At the other end of the cemetery we find the flame towers.  I say find, it’s not as if they were hiding, but we thought we had got there several times, only to find that they were still a few blocks away. It’s like the Father Ted sketch with the toy cow near, and the real cow is far away. They are huge, and you dont really appreciate how big they are till you are on top of them.

The sun is going down. We hang around for a bit to see the towers light up, but they don’t.  We walk back down hill and by the time we are one block away, they are lit up. Sometimes like a flame, sometimes the colours of the Azerbaijan flag, sometimes an animated bloke waving the flag.

Eventually we hit Shakespeares pub. It starts to fill up with red shirts and bucket hats. The Wonky Sheep crew have finally arrived. We bump into Barbara, a lady from north wales who had joined us on our trip around Albania (which reminds me, I must get that blog on line).

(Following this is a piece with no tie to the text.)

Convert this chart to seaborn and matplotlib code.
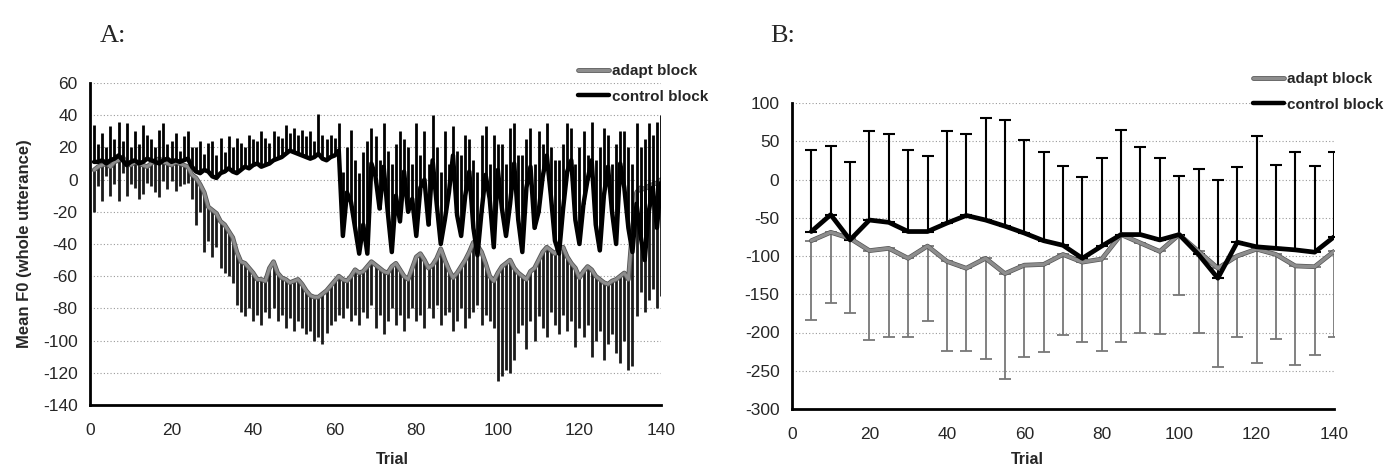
import numpy as np
import pandas as pd
import matplotlib
matplotlib.use("Agg")
import matplotlib.pyplot as plt
import matplotlib.patheffects as pe
from matplotlib.lines import Line2D
from matplotlib.ticker import MultipleLocator
import seaborn as sns

# ---------------- data: panel A (per trial) ----------------
trials_a = list(range(1, 141))

adapt_mean_a = [
    6, 8, 9, 10, 8, 11, 12, 14, 10, 9, 11, 10, 9, 8, 10, 12, 13, 11, 10, 9, 11, 10, 9, 8,
    3, 1, -3, -8, -17, -19, -21, -26, -28, -32, -36,
    -45, -51, -52, -55, -58, -62, -62, -63, -55, -51, -58, -61, -62, -64, -63, -62, -65, -69,
    -72, -73, -73, -71, -69, -66, -63, -60,
    -62, -63, -60, -56, -58, -57, -54, -51, -53, -55, -57, -58, -54, -52, -56, -60, -62, -55,
    -48, -46, -50, -55, -53, -49, -43, -50, -56, -61, -58, -54, -50, -45, -39, -41, -45, -52,
    -60, -63, -58, -54, -52, -50, -55,
    -58, -60, -62, -57, -55, -50, -45, -42, -44, -46, -43, -42, -48, -52, -55, -61, -57, -54,
    -56, -60, -62, -64, -65, -63, -62, -60, -58, -62, -30, -8, -5, -6, -4, -3, -2, 0]

adapt_err_a = [
    26, 12, 22, 8, 18, 14, 25, 10, 20, 12, 16, 22, 18, 10, 14, 20, 24, 12, 16, 10, 18, 14, 12, 10,
    15, 29, 17, 37, 21, 29, 21, 29, 30, 28, 28,
    33, 31, 33, 25, 30, 22, 28, 19, 31, 29, 30, 23, 30, 22, 31, 26, 27, 27, 22, 27, 25, 31, 26,
    24, 25, 24,
    24, 17, 28, 28, 32, 25, 32, 27, 39, 29, 39, 30, 26, 38, 28, 34, 24, 25, 40, 38, 42, 25, 33,
    29, 47, 34, 26, 33, 30, 26, 42, 41, 43, 37, 45, 32, 28, 29, 67, 68, 66, 70, 57,
    37, 30, 43, 31, 45, 35, 47, 56, 38, 44, 53, 42, 46, 36, 49, 31, 41, 36, 54, 40, 32, 48, 37,
    33, 46, 54, 42, 56, 86, 77, 65, 76, 71, 65, 78, 72]

control_mean_a = [
    11, 11, 12, 10, 12, 13, 15, 12, 9, 11, 12, 10, 11, 13, 12, 11, 10, 12, 13, 11, 12, 11, 12, 13,
    8, 5, 4, 6, 5, 2, 1, 4, 5, 7, 5, 4, 6, 8, 7, 9, 10, 8, 9, 10, 12,
    13, 14, 16, 18, 17, 16, 15, 14, 13, 14, 16, 13, 12, 14, 15, 18,
    -35, -8, -14, -30, -46, -28, -46, 10, 2, -18, 8, -20, -45, -10, -26, 5, -20, -12, -35, -5,
    0, -28, 12, -15, -40, -25, -8, 15, -22, -35, -10, 5, -30, -47, -20, 3, -12, -42, 6, -18,
    -35, -15, 10, -25, -45, -5, 8, -30, -20, 2, 15, -10, -38, -46, -18, 5, 12, -25, -40, -15,
    0, 12, -28, -44, -10, 8, -20, -40, 10, -5, -30, -45, -15, -35, -50, -20, -5, -30, -2]

control_err_a = [
    23, 11, 17, 10, 21, 12, 21, 12, 26, 9, 18, 12, 23, 15, 13, 9, 21, 23, 9, 13, 17, 7, 15, 17,
    12, 15, 20, 10, 18, 22, 14, 22, 12, 20, 15, 22, 17, 12, 21, 16, 14, 22, 17, 13, 18,
    14, 12, 18, 11, 15, 12, 16, 13, 17, 10, 25, 15, 13, 14, 11, 17,
    40, 28, 45, 42, 50, 45, 70, 22, 25, 30, 27, 38, 55, 32, 56, 20, 40, 22, 70, 20,
    30, 38, 28, 35, 45, 55, 18, 18, 40, 50, 38, 20, 42, 52, 48, 30, 22, 70, 16, 40,
    45, 47, 25, 40, 60, 30, 24, 40, 50, 20, 20, 30, 50, 58, 40, 30, 20, 35, 60, 45,
    15, 24, 40, 64, 42, 20, 30, 62, 20, 35, 50, 55, 50, 55, 75, 55, 33, 66, 42]

# ---------------- data: panel B (5-trial bins) ----------------
trials_b = [5, 10, 15, 20, 25, 30, 35, 40, 45, 50, 55, 60, 65, 70,
            75, 80, 85, 90, 95, 100, 105, 110, 115, 120, 125, 130, 135, 140]
control_mean_b = [-68, -46, -79, -53, -56, -68, -68, -57, -47, -53, -61, -70, -80, -86,
                  -103, -87, -72, -72, -79, -72, -98, -129, -82, -88, -90, -92, -95, -75]
control_err_b = [106, 90, 102, 117, 116, 106, 99, 121, 107, 133, 139, 122, 116, 104,
                 106, 115, 137, 114, 107, 76, 112, 128, 98, 145, 109, 128, 113, 111]
adapt_mean_b = [-80, -69, -77, -93, -90, -103, -87, -107, -116, -103, -123, -112, -111, -98,
                -108, -104, -72, -83, -94, -72, -94, -116, -100, -91, -98, -113, -114, -94]
adapt_err_b = [104, 92, 98, 117, 116, 103, 98, 117, 108, 131, 138, 120, 114, 105,
               105, 120, 140, 118, 108, 79, 106, 129, 106, 149, 110, 130, 115, 112]

series_names = ["adapt block", "control block"]
yticks_a = [60, 40, 20, 0, -20, -40, -60, -80, -100, -120, -140]
yticks_b = [100, 50, 0, -50, -100, -150, -200, -250, -300]
xticks = [0, 20, 40, 60, 80, 100, 120, 140]

# ---------------- style ----------------
sns.set_style("white")
plt.rcParams["font.family"] = ["Liberation Sans", "DejaVu Sans"]
plt.rcParams["axes.unicode_minus"] = False

GRAY = "#8d8d8d"
BLACK = "#000000"

fig = plt.figure(figsize=(13.89, 4.71), dpi=100)
axA = fig.add_axes([90 / 1389, 1 - 405 / 471, 571 / 1389, 322 / 471])
axB = fig.add_axes([792 / 1389, 1 - 409 / 471, 542 / 1389, 306 / 471])

dfA = pd.DataFrame({"trial": trials_a, "adapt": adapt_mean_a, "control": control_mean_a})
dfB = pd.DataFrame({"trial": trials_b, "adapt": adapt_mean_b, "control": control_mean_b})

gray_fx = [pe.Stroke(linewidth=3.4, foreground="#555555"), pe.Normal()]

# ----- panel A -----
zA = np.zeros(len(trials_a))
axA.errorbar(trials_a, adapt_mean_a, yerr=[adapt_err_a, zA], fmt="none",
             ecolor="#1a1a1a", elinewidth=2.0, capsize=0, zorder=2)
sns.lineplot(data=dfA, x="trial", y="adapt", ax=axA, color=GRAY, lw=2.2,
             legend=False, zorder=3, path_effects=gray_fx)
axA.errorbar(trials_a, control_mean_a, yerr=[zA, control_err_a], fmt="none",
             ecolor=BLACK, elinewidth=2.0, capsize=0, zorder=4)
sns.lineplot(data=dfA, x="trial", y="control", ax=axA, color=BLACK, lw=3.2,
             legend=False, zorder=5)
axA.set_xlim(0, 140)
axA.set_ylim(-140, 60)
axA.set_yticks(yticks_a)
axA.set_xticks(xticks)
axA.xaxis.set_minor_locator(MultipleLocator(5))
axA.set_ylabel("Mean F0 (whole utterance)", fontsize=12, fontweight="bold", labelpad=8)
axA.set_xlabel("Trial", fontsize=11.5, fontweight="bold")
axA.xaxis.set_label_coords(0.53, -0.145)
axA.xaxis.label.set_va("top")

# ----- panel B -----
zB = np.zeros(len(trials_b))
axB.errorbar(trials_b, adapt_mean_b, yerr=[adapt_err_b, zB], fmt="none",
             ecolor="#777777", elinewidth=1.3, capsize=4, capthick=1.3, zorder=2)
axB.errorbar(trials_b, control_mean_b, yerr=[zB, control_err_b], fmt="none",
             ecolor=BLACK, elinewidth=1.5, capsize=4, capthick=1.5, zorder=3)
sns.lineplot(data=dfB, x="trial", y="adapt", ax=axB, color=GRAY, lw=2.4,
             legend=False, zorder=4, path_effects=gray_fx)
sns.lineplot(data=dfB, x="trial", y="control", ax=axB, color=BLACK, lw=3.4,
             legend=False, zorder=5)
axB.set_xlim(0, 140)
axB.set_ylim(-300, 100)
axB.set_yticks(yticks_b)
axB.set_xticks(xticks)
axB.xaxis.set_minor_locator(MultipleLocator(5))
axB.set_ylabel("")
axB.set_xlabel("Trial", fontsize=11.5, fontweight="bold")
axB.xaxis.set_label_coords(0.435, -0.14)
axB.xaxis.label.set_va("top")

for ax in (axA, axB):
    ax.grid(axis="y", color="#9a9a9a", linestyle=(0, (1, 2)), lw=0.8)
    ax.grid(axis="x", visible=False)
    ax.set_axisbelow(True)
    for s in ("top", "right"):
        ax.spines[s].set_visible(False)
    for s in ("left", "bottom"):
        ax.spines[s].set_color(BLACK)
        ax.spines[s].set_linewidth(2.0)
    ax.tick_params(axis="both", which="both", direction="out", color=BLACK,
                   width=1.5, length=5, labelsize=12.5, pad=4)
    ax.tick_params(axis="x", which="major", pad=8)
    ax.set_facecolor("white")

# ----- legends -----
handles = [Line2D([0], [0], color=GRAY, lw=2.2, path_effects=gray_fx),
           Line2D([0], [0], color=BLACK, lw=3.2)]
legkw = dict(frameon=False, handlelength=2.0, handletextpad=0.2, labelspacing=0.75,
             loc="upper left", prop={"weight": "bold", "size": 11}, borderaxespad=0)
fig.legend(handles, series_names, bbox_to_anchor=(572 / 1389, 1 - 58 / 471), **legkw)
fig.legend(handles, series_names, bbox_to_anchor=(1247 / 1389, 1 - 66 / 471), **legkw)

# ----- panel titles -----
fig.text(100 / 1389, 1 - 36 / 471, "A:", fontsize=19, family=["Liberation Serif"], va="center")
fig.text(770 / 1389, 1 - 36 / 471, "B:", fontsize=19, family=["Liberation Serif"], va="center")

fig.savefig("out.png", dpi=100, facecolor="white")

Much as we enjoyed the food last night,  we decide to hit the curry house next door. A good move, the food is sublime.

This little street is full of curry houses, pubs, bars and nightclubs. All aimed at the western market. We decide to make another attempt to find the Old School pub.

This time our brains are not running on fumes and we head in the right direction. We do have a moment of doubt as we find ourselves walking down dark back alleyways, but find it we do.

How it found it’s way onto a list of ‘Ten best live music venues’ on the net is beyond me , there does not appear to be any room for anyone to perform.  But it is a cracking little place, almost like being in someone’s living room, with a collection of vintage televisions,  telephones, record players, cameras and film projectors scattered everywhere.  There are musical instruments up high, and scribbled graffiti down low. Old school indeed.

Thd pub seems to be frequented mainly by bohemian locals and there is no bar in the traditional sense, but if you catch the eye of one of the dudes that look like they might work there, beer appears. And cheap beer at that.

Eventually we head back to Colditz, finally getting our bearings of where to head in this amazing city.